Essentially to build a capsule wardrobe is to build a refined and personal allotment of items that constitute your personal style, simplicity is key. Although guidelines vary, 37 items is the magic number whether this is restricted to just clothes or a seasonal approach, is a personal preference.
“Sometimes I see articles that place a heavy emphasis on the rules or propagate an idea that a capsule should look one particular way. I don’t agree with these approaches. I think a capsule should work for your life, not the other way around,” said Caroline Rector, Un-fancy.com.
Caroline Rector from the blog Un-fancy continued to say that if something seems unattainable then to shrink it. For Caroline, when beginning her capsule wardrobe, a closet filled with designer items was unattainable, so by condensing her wardrobe, she was able to have a few designer pieces that were versatile and constructive.
“I can get exactly what I want,” said Caroline.
But in a time where Instagram and ‘who’s wearing what’ rules a generation; is having 37 items in your wardrobe realistic for the everyday woman?
“If you know that you’re going to take a photo, you’re not going to wear something that you wore two weeks ago and put a photo on your Instagram,” said customer, Jessica Bono age 22.
Despite not seeming attainable, that hasn’t stopped Australian retailers like Country Road cashing in on the movement.
The retailer offers a curated selection of high-quality clothing pieces from their ‘CR Capsule Wardrobe Range’ reaching up to $400 a piece.
But has the highly acclaimed Country Road missed the mark?
Photojournalist Maria from the blog Gold Zipper said, “from a business perspective it makes perfect sense…It completely goes against what a capsule wardrobe should be, it should be very specific to you, to your personal style, to what you do every day”.
Maria Lee, who started her capsule wardrobe in 2014, fell in love with the idea as it was an opportunity to do something different and create something interesting.
This capsule wardrobe blogger stresses that each wardrobe should be curated to your own personal style, where there are three main components. The first being to have a defined style, to have a dedication to finding quality pieces and finally a dedication to minimalism where the individual must maintain their wardrobe so there is no excess.
“Nothing is more frustrating than finding something to wear,” said Maria.

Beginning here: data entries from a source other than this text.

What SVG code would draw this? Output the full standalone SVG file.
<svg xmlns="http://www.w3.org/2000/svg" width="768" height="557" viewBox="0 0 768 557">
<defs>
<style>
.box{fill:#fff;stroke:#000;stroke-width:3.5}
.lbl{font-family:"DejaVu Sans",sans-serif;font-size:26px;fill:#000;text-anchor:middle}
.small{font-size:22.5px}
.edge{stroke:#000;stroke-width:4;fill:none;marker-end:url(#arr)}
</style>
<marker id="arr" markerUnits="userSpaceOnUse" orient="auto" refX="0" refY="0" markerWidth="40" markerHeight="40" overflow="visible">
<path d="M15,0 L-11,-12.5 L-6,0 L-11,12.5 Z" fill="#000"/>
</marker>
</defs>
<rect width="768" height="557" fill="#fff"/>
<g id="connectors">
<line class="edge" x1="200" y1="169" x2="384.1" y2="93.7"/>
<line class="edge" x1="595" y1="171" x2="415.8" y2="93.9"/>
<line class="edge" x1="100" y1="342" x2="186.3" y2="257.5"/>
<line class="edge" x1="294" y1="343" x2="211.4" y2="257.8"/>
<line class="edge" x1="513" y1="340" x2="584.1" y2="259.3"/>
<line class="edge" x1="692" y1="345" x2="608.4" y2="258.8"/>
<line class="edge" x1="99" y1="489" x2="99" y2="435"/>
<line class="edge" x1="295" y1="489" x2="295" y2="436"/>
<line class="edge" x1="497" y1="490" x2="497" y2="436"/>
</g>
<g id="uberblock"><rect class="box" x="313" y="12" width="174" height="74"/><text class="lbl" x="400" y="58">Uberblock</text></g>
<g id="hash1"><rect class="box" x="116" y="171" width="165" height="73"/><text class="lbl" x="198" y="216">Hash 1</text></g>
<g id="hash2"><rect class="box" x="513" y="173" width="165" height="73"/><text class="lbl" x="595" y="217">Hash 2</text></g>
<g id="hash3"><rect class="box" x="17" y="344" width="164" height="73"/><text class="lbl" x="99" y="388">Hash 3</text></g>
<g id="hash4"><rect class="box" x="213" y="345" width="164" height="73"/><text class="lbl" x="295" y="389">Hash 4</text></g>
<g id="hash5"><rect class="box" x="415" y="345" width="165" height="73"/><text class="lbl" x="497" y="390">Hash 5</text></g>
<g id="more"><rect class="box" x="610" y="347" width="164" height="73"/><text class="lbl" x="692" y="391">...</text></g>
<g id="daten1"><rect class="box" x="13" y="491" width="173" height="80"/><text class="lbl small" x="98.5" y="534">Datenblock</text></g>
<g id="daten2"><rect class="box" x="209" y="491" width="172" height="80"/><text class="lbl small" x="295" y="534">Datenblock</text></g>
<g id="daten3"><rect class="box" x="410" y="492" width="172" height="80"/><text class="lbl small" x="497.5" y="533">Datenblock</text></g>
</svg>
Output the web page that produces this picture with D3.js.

As well as the beneficial impact the capsule wardrobe has on the lifestyle of its devotees, it underpins the seriousness of the current state of the fashion industry in regards to waste and its impact on the environment.
The five year anniversary of the Rana Plaza fires in Bangladesh which saw the destruction of five garment factories reminds the fashion industry of the progress the industry still needs to make in assuring that their workers are treated ethically.
“It’s a huge problem, there is a huge production of clothing that just isn’t flattering and when you’re done with it, no one wants it,” said Maria.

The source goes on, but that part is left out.